How to prove a sequence of functions on a set $S$ of real numbers converges uniformly to a function $f$ on $S$ if and only if $\lim_{n\to\infty}\sup\{|f(x)-f_n(x)|:x\in S\}=0$?
My thought:
$\rightarrow$: Suppose uniform convergence, then $\forall \epsilon>0,\exists N, \forall x\in S,\forall n>N,|f_n(x)-f(x)|<\epsilon$. Let $\epsilon $ be given, fix $N$, since it's true for each $n>N$, we know $\sup\{|f_n(x)-f(x)|\}<\epsilon$, but then it's the exact definition of $\lim\sup$.

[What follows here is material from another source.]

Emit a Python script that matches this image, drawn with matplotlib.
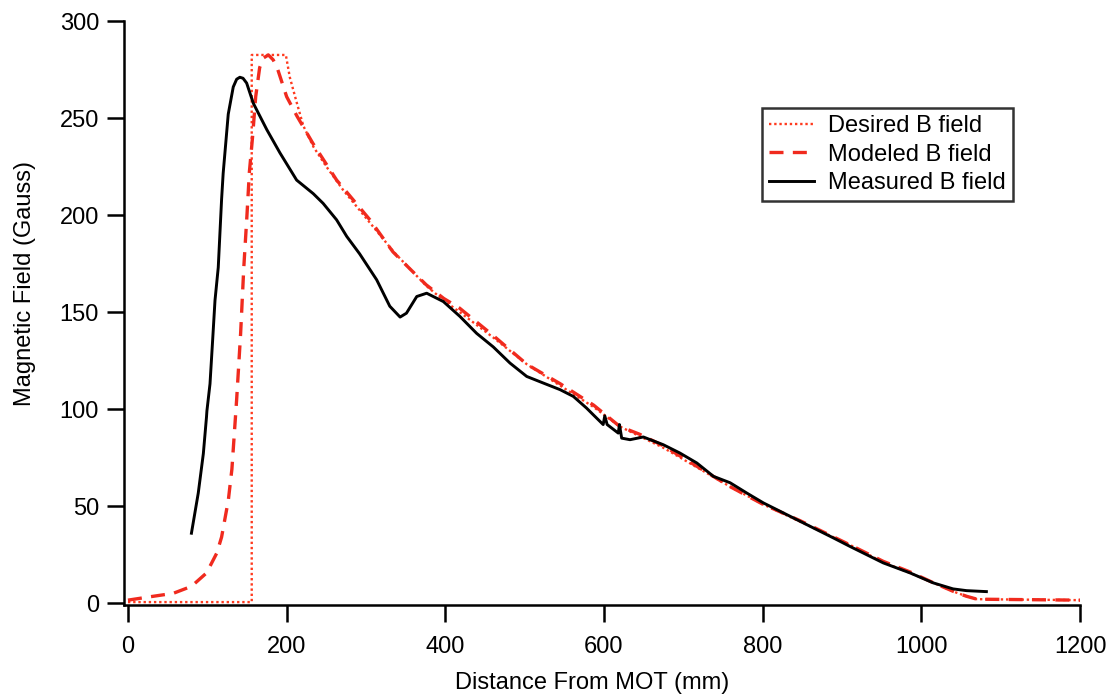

$\leftarrow$ I feel like it's the reverse of the above process.
Could someone give any idea?
Here are some detailed hints:
For the only-if direction: Suppose $\{ f_n \}_{n \in \mathbb{N}}$ converges uniformly to $f$ on $S$. We must then show that $\lim_{n \rightarrow \infty} \sup_{x \in S} |f_n(x) - f(x)| = 0$. So take an $\epsilon > 0$. We must then find an $n_0 \in \mathbb{N}$ such that $\sup_{x \in S} |f_n(x) - f(x)| < \epsilon$ whenever $n > n_0$. Now use the assumption about uniform convergence and the definition of least upper bounds to find this $n_0$.
For the if-direction: Suppose $\lim_{n \rightarrow \infty} \sup_{x \in S} |f_n(x) - f(x)| = 0$. Take an $\epsilon > 0$. We must then find an $n_0 \in \mathbb{N}$ such that $|f_n(x) - f(x)| < \epsilon$ for all $x \in S$. Now use the assumption about the convergence (and the definition of convergence of a sequence) to find this $n_0$.